● YOUR INSTRUCTIONS
Print the listing below exactly.

● SOURCE DATA
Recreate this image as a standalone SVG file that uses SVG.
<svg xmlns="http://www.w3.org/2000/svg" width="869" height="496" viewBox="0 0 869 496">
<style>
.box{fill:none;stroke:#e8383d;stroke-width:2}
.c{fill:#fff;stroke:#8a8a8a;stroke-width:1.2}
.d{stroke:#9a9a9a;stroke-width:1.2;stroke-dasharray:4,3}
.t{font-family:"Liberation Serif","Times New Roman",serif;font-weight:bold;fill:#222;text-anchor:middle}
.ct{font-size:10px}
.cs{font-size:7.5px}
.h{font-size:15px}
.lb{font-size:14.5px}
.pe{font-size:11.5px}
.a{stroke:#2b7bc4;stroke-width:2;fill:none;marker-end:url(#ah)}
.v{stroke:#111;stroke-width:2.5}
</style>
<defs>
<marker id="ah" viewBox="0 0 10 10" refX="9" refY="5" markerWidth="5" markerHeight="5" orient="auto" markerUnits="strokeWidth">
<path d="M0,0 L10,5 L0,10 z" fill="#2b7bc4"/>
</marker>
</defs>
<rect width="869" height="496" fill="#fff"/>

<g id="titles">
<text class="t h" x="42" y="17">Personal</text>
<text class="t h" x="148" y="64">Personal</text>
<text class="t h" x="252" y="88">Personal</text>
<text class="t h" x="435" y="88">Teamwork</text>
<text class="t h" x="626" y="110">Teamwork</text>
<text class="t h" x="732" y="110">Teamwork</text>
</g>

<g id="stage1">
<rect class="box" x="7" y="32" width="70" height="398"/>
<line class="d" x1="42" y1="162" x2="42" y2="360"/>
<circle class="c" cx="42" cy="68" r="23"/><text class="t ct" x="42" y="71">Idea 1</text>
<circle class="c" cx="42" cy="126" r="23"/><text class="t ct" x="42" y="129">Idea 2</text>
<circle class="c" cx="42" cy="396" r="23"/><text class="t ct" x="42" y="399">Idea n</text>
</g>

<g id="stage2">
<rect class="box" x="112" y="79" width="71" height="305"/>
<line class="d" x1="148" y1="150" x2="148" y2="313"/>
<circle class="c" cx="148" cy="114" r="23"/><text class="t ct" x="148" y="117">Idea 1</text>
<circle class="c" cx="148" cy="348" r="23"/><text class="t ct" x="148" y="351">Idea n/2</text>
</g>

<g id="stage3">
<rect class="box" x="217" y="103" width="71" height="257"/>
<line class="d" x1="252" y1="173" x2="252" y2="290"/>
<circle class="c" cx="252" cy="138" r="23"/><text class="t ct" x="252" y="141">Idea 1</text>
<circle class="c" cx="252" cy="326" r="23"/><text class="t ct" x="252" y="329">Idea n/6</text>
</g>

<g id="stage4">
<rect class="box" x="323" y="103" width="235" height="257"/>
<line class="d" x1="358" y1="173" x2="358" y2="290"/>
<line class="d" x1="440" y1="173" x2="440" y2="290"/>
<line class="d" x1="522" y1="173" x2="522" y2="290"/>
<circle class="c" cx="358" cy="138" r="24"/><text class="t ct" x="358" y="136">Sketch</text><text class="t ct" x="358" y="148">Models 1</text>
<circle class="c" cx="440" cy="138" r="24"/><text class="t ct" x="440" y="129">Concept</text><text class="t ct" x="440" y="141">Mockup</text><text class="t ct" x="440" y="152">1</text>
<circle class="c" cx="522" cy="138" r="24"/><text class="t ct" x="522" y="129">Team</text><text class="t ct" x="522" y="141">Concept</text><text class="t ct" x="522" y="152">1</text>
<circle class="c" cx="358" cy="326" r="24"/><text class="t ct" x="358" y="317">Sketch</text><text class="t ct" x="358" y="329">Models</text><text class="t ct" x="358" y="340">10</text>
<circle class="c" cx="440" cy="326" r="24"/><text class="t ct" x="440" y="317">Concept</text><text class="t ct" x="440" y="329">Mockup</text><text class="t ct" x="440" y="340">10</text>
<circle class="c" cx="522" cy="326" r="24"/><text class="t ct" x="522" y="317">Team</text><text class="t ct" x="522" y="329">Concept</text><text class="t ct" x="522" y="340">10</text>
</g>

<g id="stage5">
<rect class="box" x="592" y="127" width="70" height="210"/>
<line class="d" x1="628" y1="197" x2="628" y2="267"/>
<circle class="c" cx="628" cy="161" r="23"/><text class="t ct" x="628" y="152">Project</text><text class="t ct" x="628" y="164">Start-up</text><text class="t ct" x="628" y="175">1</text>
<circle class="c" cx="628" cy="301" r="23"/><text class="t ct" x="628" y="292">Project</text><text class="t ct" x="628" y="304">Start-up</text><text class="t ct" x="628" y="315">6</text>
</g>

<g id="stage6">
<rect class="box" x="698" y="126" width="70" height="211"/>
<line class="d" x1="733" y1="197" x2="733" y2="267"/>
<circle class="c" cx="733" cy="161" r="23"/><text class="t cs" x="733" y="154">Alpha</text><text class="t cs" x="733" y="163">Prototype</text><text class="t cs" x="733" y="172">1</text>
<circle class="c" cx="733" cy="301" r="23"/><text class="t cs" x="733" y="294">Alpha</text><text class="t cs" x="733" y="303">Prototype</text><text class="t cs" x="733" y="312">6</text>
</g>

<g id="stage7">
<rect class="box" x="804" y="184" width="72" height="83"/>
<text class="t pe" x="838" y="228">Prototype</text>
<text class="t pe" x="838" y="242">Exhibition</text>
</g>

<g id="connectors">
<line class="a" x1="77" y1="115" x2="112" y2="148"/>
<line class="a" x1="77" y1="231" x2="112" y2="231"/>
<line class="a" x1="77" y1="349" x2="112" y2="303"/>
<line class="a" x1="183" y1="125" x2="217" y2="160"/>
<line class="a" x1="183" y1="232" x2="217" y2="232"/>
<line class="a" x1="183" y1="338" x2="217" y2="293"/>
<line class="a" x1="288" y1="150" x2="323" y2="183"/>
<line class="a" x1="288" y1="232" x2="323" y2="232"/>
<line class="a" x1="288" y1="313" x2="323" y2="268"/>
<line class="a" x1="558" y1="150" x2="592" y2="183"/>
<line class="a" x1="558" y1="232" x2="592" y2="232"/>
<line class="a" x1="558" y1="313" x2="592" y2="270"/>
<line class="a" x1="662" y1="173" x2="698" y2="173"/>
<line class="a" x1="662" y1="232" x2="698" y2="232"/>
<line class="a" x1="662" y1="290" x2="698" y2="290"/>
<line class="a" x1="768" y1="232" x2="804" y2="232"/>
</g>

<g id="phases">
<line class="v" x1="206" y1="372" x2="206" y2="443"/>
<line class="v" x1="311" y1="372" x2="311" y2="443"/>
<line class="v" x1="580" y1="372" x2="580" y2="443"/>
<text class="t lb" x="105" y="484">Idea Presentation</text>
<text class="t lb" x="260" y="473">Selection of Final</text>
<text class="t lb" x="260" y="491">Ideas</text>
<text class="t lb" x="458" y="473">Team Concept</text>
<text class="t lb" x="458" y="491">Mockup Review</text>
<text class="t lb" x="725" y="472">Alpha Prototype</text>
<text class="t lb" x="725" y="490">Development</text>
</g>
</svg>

● CORRECT RESPONSE
Recreate this image as a standalone SVG file that uses SVG.
<svg xmlns="http://www.w3.org/2000/svg" width="869" height="496" viewBox="0 0 869 496">
<style>
.box{fill:none;stroke:#e8383d;stroke-width:2}
.c{fill:#fff;stroke:#8a8a8a;stroke-width:1.2}
.d{stroke:#9a9a9a;stroke-width:1.2;stroke-dasharray:4,3}
.t{font-family:"Liberation Serif","Times New Roman",serif;font-weight:bold;fill:#222;text-anchor:middle}
.ct{font-size:10px}
.cs{font-size:7.5px}
.h{font-size:15px}
.lb{font-size:14.5px}
.pe{font-size:11.5px}
.a{stroke:#2b7bc4;stroke-width:2;fill:none;marker-end:url(#ah)}
.v{stroke:#111;stroke-width:2.5}
</style>
<defs>
<marker id="ah" viewBox="0 0 10 10" refX="9" refY="5" markerWidth="5" markerHeight="5" orient="auto" markerUnits="strokeWidth">
<path d="M0,0 L10,5 L0,10 z" fill="#2b7bc4"/>
</marker>
</defs>
<rect width="869" height="496" fill="#fff"/>

<g id="titles">
<text class="t h" x="42" y="17">Personal</text>
<text class="t h" x="148" y="64">Personal</text>
<text class="t h" x="252" y="88">Personal</text>
<text class="t h" x="435" y="88">Teamwork</text>
<text class="t h" x="626" y="110">Teamwork</text>
<text class="t h" x="732" y="110">Teamwork</text>
</g>

<g id="stage1">
<rect class="box" x="7" y="32" width="70" height="398"/>
<line class="d" x1="42" y1="162" x2="42" y2="360"/>
<circle class="c" cx="42" cy="68" r="23"/><text class="t ct" x="42" y="71">Idea 1</text>
<circle class="c" cx="42" cy="126" r="23"/><text class="t ct" x="42" y="129">Idea 2</text>
<circle class="c" cx="42" cy="396" r="23"/><text class="t ct" x="42" y="399">Idea n</text>
</g>

<g id="stage2">
<rect class="box" x="112" y="79" width="71" height="305"/>
<line class="d" x1="148" y1="150" x2="148" y2="313"/>
<circle class="c" cx="148" cy="114" r="23"/><text class="t ct" x="148" y="117">Idea 1</text>
<circle class="c" cx="148" cy="348" r="23"/><text class="t ct" x="148" y="351">Idea n/2</text>
</g>

<g id="stage3">
<rect class="box" x="217" y="103" width="71" height="257"/>
<line class="d" x1="252" y1="173" x2="252" y2="290"/>
<circle class="c" cx="252" cy="138" r="23"/><text class="t ct" x="252" y="141">Idea 1</text>
<circle class="c" cx="252" cy="326" r="23"/><text class="t ct" x="252" y="329">Idea n/6</text>
</g>

<g id="stage4">
<rect class="box" x="323" y="103" width="235" height="257"/>
<line class="d" x1="358" y1="173" x2="358" y2="290"/>
<line class="d" x1="440" y1="173" x2="440" y2="290"/>
<line class="d" x1="522" y1="173" x2="522" y2="290"/>
<circle class="c" cx="358" cy="138" r="24"/><text class="t ct" x="358" y="136">Sketch</text><text class="t ct" x="358" y="148">Models 1</text>
<circle class="c" cx="440" cy="138" r="24"/><text class="t ct" x="440" y="129">Concept</text><text class="t ct" x="440" y="141">Mockup</text><text class="t ct" x="440" y="152">1</text>
<circle class="c" cx="522" cy="138" r="24"/><text class="t ct" x="522" y="129">Team</text><text class="t ct" x="522" y="141">Concept</text><text class="t ct" x="522" y="152">1</text>
<circle class="c" cx="358" cy="326" r="24"/><text class="t ct" x="358" y="317">Sketch</text><text class="t ct" x="358" y="329">Models</text><text class="t ct" x="358" y="340">10</text>
<circle class="c" cx="440" cy="326" r="24"/><text class="t ct" x="440" y="317">Concept</text><text class="t ct" x="440" y="329">Mockup</text><text class="t ct" x="440" y="340">10</text>
<circle class="c" cx="522" cy="326" r="24"/><text class="t ct" x="522" y="317">Team</text><text class="t ct" x="522" y="329">Concept</text><text class="t ct" x="522" y="340">10</text>
</g>

<g id="stage5">
<rect class="box" x="592" y="127" width="70" height="210"/>
<line class="d" x1="628" y1="197" x2="628" y2="267"/>
<circle class="c" cx="628" cy="161" r="23"/><text class="t ct" x="628" y="152">Project</text><text class="t ct" x="628" y="164">Start-up</text><text class="t ct" x="628" y="175">1</text>
<circle class="c" cx="628" cy="301" r="23"/><text class="t ct" x="628" y="292">Project</text><text class="t ct" x="628" y="304">Start-up</text><text class="t ct" x="628" y="315">6</text>
</g>

<g id="stage6">
<rect class="box" x="698" y="126" width="70" height="211"/>
<line class="d" x1="733" y1="197" x2="733" y2="267"/>
<circle class="c" cx="733" cy="161" r="23"/><text class="t cs" x="733" y="154">Alpha</text><text class="t cs" x="733" y="163">Prototype</text><text class="t cs" x="733" y="172">1</text>
<circle class="c" cx="733" cy="301" r="23"/><text class="t cs" x="733" y="294">Alpha</text><text class="t cs" x="733" y="303">Prototype</text><text class="t cs" x="733" y="312">6</text>
</g>

<g id="stage7">
<rect class="box" x="804" y="184" width="72" height="83"/>
<text class="t pe" x="838" y="228">Prototype</text>
<text class="t pe" x="838" y="242">Exhibition</text>
</g>

<g id="connectors">
<line class="a" x1="77" y1="115" x2="112" y2="148"/>
<line class="a" x1="77" y1="231" x2="112" y2="231"/>
<line class="a" x1="77" y1="349" x2="112" y2="303"/>
<line class="a" x1="183" y1="125" x2="217" y2="160"/>
<line class="a" x1="183" y1="232" x2="217" y2="232"/>
<line class="a" x1="183" y1="338" x2="217" y2="293"/>
<line class="a" x1="288" y1="150" x2="323" y2="183"/>
<line class="a" x1="288" y1="232" x2="323" y2="232"/>
<line class="a" x1="288" y1="313" x2="323" y2="268"/>
<line class="a" x1="558" y1="150" x2="592" y2="183"/>
<line class="a" x1="558" y1="232" x2="592" y2="232"/>
<line class="a" x1="558" y1="313" x2="592" y2="270"/>
<line class="a" x1="662" y1="173" x2="698" y2="173"/>
<line class="a" x1="662" y1="232" x2="698" y2="232"/>
<line class="a" x1="662" y1="290" x2="698" y2="290"/>
<line class="a" x1="768" y1="232" x2="804" y2="232"/>
</g>

<g id="phases">
<line class="v" x1="206" y1="372" x2="206" y2="443"/>
<line class="v" x1="311" y1="372" x2="311" y2="443"/>
<line class="v" x1="580" y1="372" x2="580" y2="443"/>
<text class="t lb" x="105" y="484">Idea Presentation</text>
<text class="t lb" x="260" y="473">Selection of Final</text>
<text class="t lb" x="260" y="491">Ideas</text>
<text class="t lb" x="458" y="473">Team Concept</text>
<text class="t lb" x="458" y="491">Mockup Review</text>
<text class="t lb" x="725" y="472">Alpha Prototype</text>
<text class="t lb" x="725" y="490">Development</text>
</g>
</svg>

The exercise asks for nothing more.